The play ran on Broadway for 556 performances from January 1958 through May 1959. Directed by Vincent J. Donehue, who also directed the film, the Tony Award-winning play starred Ralph Bellamy, who reprised his role as "Roosevelt" in the film version. According to a February 1959 New York Times article, Schary first announced his plans to make a film version of his play in April 1957. A February 1959 Hollywood Reporter news item reported that Warner Bros. paid Schary $500,000 for the film rights to the play. Although Schary had planned to make the picture for United Artists distribution, the news item speculated that he changed his plans after Lonelyhearts, his 1958 picture released by UA after his departure from M-G-M, failed at the box office. The February 1959 Hollywood Reporter news item also announced that it was "definite" that Bellamy would reprise his Broadway role.
However, a January 1959 Variety article reported that Bellamy had originally claimed that he was too old, at age 55, to portray FDR at the ages of 39 through 42 on film and announced that Marlon Brando looked set for the film role. In a February 1959 New York Times article, Schary "scotched rumors" that Brando would play the "pre-presidential" FDR. A July 1959 Beverly Hills Citizen reported that Bellamy was still concerned about playing a younger role that was being filmed in Technicolor close-ups and that Charlton Heston, who was then in his mid-thirties, was being contacted as an alternate for the part.

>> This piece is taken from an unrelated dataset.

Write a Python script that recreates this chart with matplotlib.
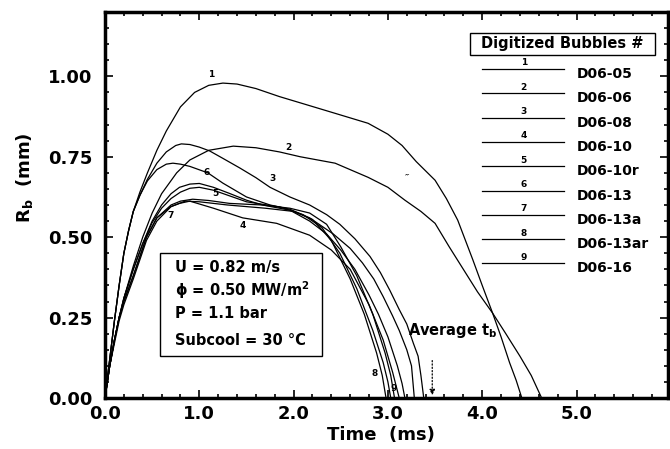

In addition to Bellamy, Alan Bunce and Ann Shoemaker, who portrayed "Governor Alfred E. Smith" and "Sara Delano Roosevelt," respectively, also reprised their Broadway roles for the film. Although May 1959 Hollywood Reporter news items reported that actor Henry Jones was given time out from his role in the 1960 film Cash McCall to reprise his Broadway role as Howe, Jones did not appear in Sunrise at Campobello, and Hume Cronyn played Howe in the film. Although their appearance in the film has not been confirmed, Hollywood Reporter news items add O. L. Yager and Linnea McGowan Calder to the cast.
According to an April 1960 Variety news item, Schary signed an interim agreement with the Screen Actors Guild allowing him to begin production on the film prior to the ending of the actors' strike against the major film studios, which ran 7 March-April 18, 1960. Although scenes involving Greer Garson and Bellamy were the first to be filmed, the 1924 Democratic National Convention at Madison Square Garden sequence, which appears at the end of the picture, was the first major sequence to be shot, according to an April 1960 Hollywood Citizen-News article.

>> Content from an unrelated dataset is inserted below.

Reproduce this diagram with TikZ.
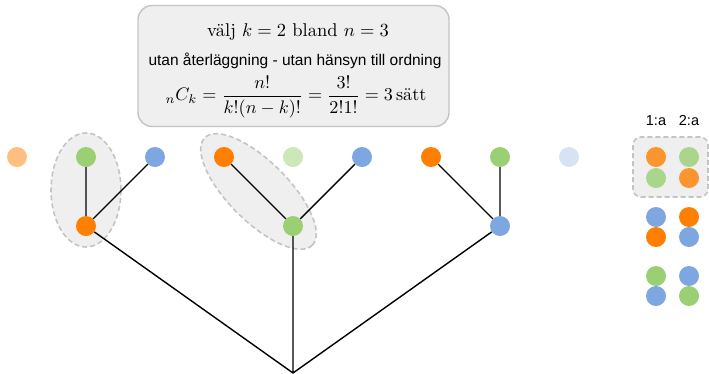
\documentclass[tikz,border=0pt]{standalone}
\usepackage{amsmath}
\usepackage{fontspec}
\setsansfont{Liberation Sans}
\definecolor{ora}{HTML}{FF7F00}
\definecolor{oraL}{HTML}{FFBF80}
\definecolor{grn}{HTML}{9ACF74}
\definecolor{grnL}{HTML}{CCE7BA}
\definecolor{blu}{HTML}{7EA6E0}
\definecolor{bluL}{HTML}{D7E3F5}
\definecolor{boxfill}{HTML}{EFEFEF}
\definecolor{boxline}{HTML}{C4C4C4}
\begin{document}
\begin{tikzpicture}[
  x=1pt,y=-1pt,
  line/.style={line width=1.4pt},
  ball/.style={circle,inner sep=0pt,minimum size=20pt},
  group/.style={fill=boxfill,draw=boxline,dash pattern=on 5pt off 3pt,line width=1.6pt},
  infobox/.style={fill=boxfill,draw=boxline,line width=1.4pt,rounded corners=14pt,
    minimum width=311pt,minimum height=121pt},
  lbl/.style={font=\fontsize{14.5}{17}\sffamily},
  big/.style={font=\fontsize{10}{12}\selectfont,scale=1.85,transform shape}]
  \useasboundingbox (0,0) rectangle (709,373);
  \node[infobox] (info) at (293.5,66) {};
  \node[big,anchor=base] (title) at (298,36) {välj $k=2$ bland $n=3$};
  \node[font=\fontsize{15.5}{18}\sffamily,anchor=base] (rule) at (295,65)
    {utan återläggning - utan hänsyn till ordning};
  \node[big,scale=.98] (formula) at (296,97)
    {${}_nC_k=\dfrac{n!}{k!(n-k)!}=\dfrac{3!}{2!1!}=3\,\text{sätt}$};
  \draw[group] (86,190) ellipse [x radius=35pt,y radius=57pt];
  \draw[group,rotate around={-45:(258.5,191.5)}] (258.5,191.5) ellipse [x radius=76pt,y radius=30pt];
  \draw[group,rounded corners=8pt] (633,137) rectangle (708,197);
  \coordinate (root) at (293,373);
  \node[ball,fill=oraL] (T1) at (17,157) {};
  \node[ball,fill=grn] (T2) at (86,157) {};
  \node[ball,fill=blu] (T3) at (155,157) {};
  \node[ball,fill=ora] (T4) at (224,157) {};
  \node[ball,fill=grnL] (T5) at (293,157) {};
  \node[ball,fill=blu] (T6) at (362,157) {};
  \node[ball,fill=ora] (T7) at (431,157) {};
  \node[ball,fill=grn] (T8) at (500,157) {};
  \node[ball,fill=bluL] (T9) at (569,157) {};
  \node[ball,fill=ora] (M1) at (86,226) {};
  \node[ball,fill=grn] (M2) at (293,226) {};
  \node[ball,fill=blu] (M3) at (500,226) {};
  \draw[line] (M1)--(T2) (M1)--(T3);
  \draw[line] (M2)--(T4) (M2)--(T6);
  \draw[line] (M3)--(T7) (M3)--(T8);
  \draw[line] (root)--(M1) (root)--(M2) (root)--(M3);
  \node[lbl] (first) at (656,121) {1:a};
  \node[lbl] (second) at (689,121) {2:a};
  \node[ball,fill=ora,opacity=.8] (A1) at (656,157) {};
  \node[ball,fill=grn,opacity=.8] (A2) at (656,178) {};
  \node[ball,fill=grn,opacity=.8] (B1) at (689,157) {};
  \node[ball,fill=ora,opacity=.8] (B2) at (689,178) {};
  \node[ball,fill=blu] (A3) at (656,217) {};
  \node[ball,fill=ora] (A4) at (656,237) {};
  \node[ball,fill=ora] (B3) at (689,217) {};
  \node[ball,fill=blu] (B4) at (689,237) {};
  \node[ball,fill=grn] (A5) at (656,276) {};
  \node[ball,fill=blu] (A6) at (656,296) {};
  \node[ball,fill=blu] (B5) at (689,276) {};
  \node[ball,fill=grn] (B6) at (689,296) {};
\end{tikzpicture}
\end{document}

According to studio production notes, the convention sequence was staged in the Los Angeles Shrine Auditorium. Studio production notes and Hollywood Reporter news items specify that exterior sequences of the film were shot at actual historical locales: the lawn of Hyde Park and boating scenes in the Bay of Fundy at the Island of Campobello and Bangor, ME. The exact replicas of the interiors of the Campobello summer home, the Hyde Park mansion and the Roosevelts' New York City home on 65th Street were recreated on the Warner Bros. set, the latter using photographs.
Before the completed film was reviewed, Sunrise at Campobello drew attention, according to a September 1960 Daily Variety article, because its sequences about the religious bias against Catholic Democratic candidate Smith paralleled anti-Catholic sentiment against John F. Kennedy, the Democratic candidate (and eventual winner) of the 1960 presidential election. Although he claimed he was "under fire" for making "some sort of oblique plug" for Kennedy in his film, Schary insisted that his play, which was written several years earlier, was "based squarely on documented historical facts" and that he "never had any political motivations."
The Hollywood Reporter review described the film as "a non-partisan account of a stirring battle of personal courage." According to an October 1960 Daily Variety news item, U.S. Nazis picketed the Washington, D.C. opening and falsely reported a fire at a neighboring building to the theater, in order to block traffic and sabotage the opening, purportedly because they disapproved of FDR as the "hero" of the film. According to a June 1960 Daily Variety news item, the U.S. State Department entered Sunrise at Campobello in the Moscow Film Festival, at which, according to an August 1961 Los Angeles Mirror news item, audience members walked out, possibly after realizing that the film did not depict the war years.
Sunrise at Campbello received several Academy Award nominations, including Garson as Best Actress, Edward Carrere and George James Hopkins for Best Art Direction (Color), Marjorie Best for Best Costume Design (Color) and George Groves for Best Sound. For other films about Franklin and Eleanor Roosevelt, see the following three documentaries, the 1933 Universal film, The Fighting President, the 1947 UA film, The Roosevelt Story and the 1965 Allied Artists film, Eleanor Roosevelt (in AFI Catalog of Feature Films, 1931-40, 1941-50 and 1961-70, respectively).
Although FDR appeared as a minor character in many films of the 1930s and 1940s, Sunrise at Campobello is his first major, fictional screen biography. In the 1976-77 season, the ABC-TV network aired two miniseries, Eleanor and Franklin and Eleanor and Franklin: The White House Years, starring Jane Alexander and Edward Herrmann in the title roles. On April 15, 1980, Jason Robards and Eileen Heckart starred as Franklin and Eleanor in the television movie broadcast of F.D.R.: The Last Year, which was directed by Anthony Page. Kenneth Branagh and Cynthia Nixon portrayed the couple in the HBO production, Warm Springs, which was directed by Joseph Sargent and aired on April 30, 2005.
Miscellaneous Notes
Voted Best Actress (Garson) and One of the Year's Ten Best Films by the 1960 National Board of Review.
Voted One of the Year's Ten Best Films by the New York Times FIlm Critics.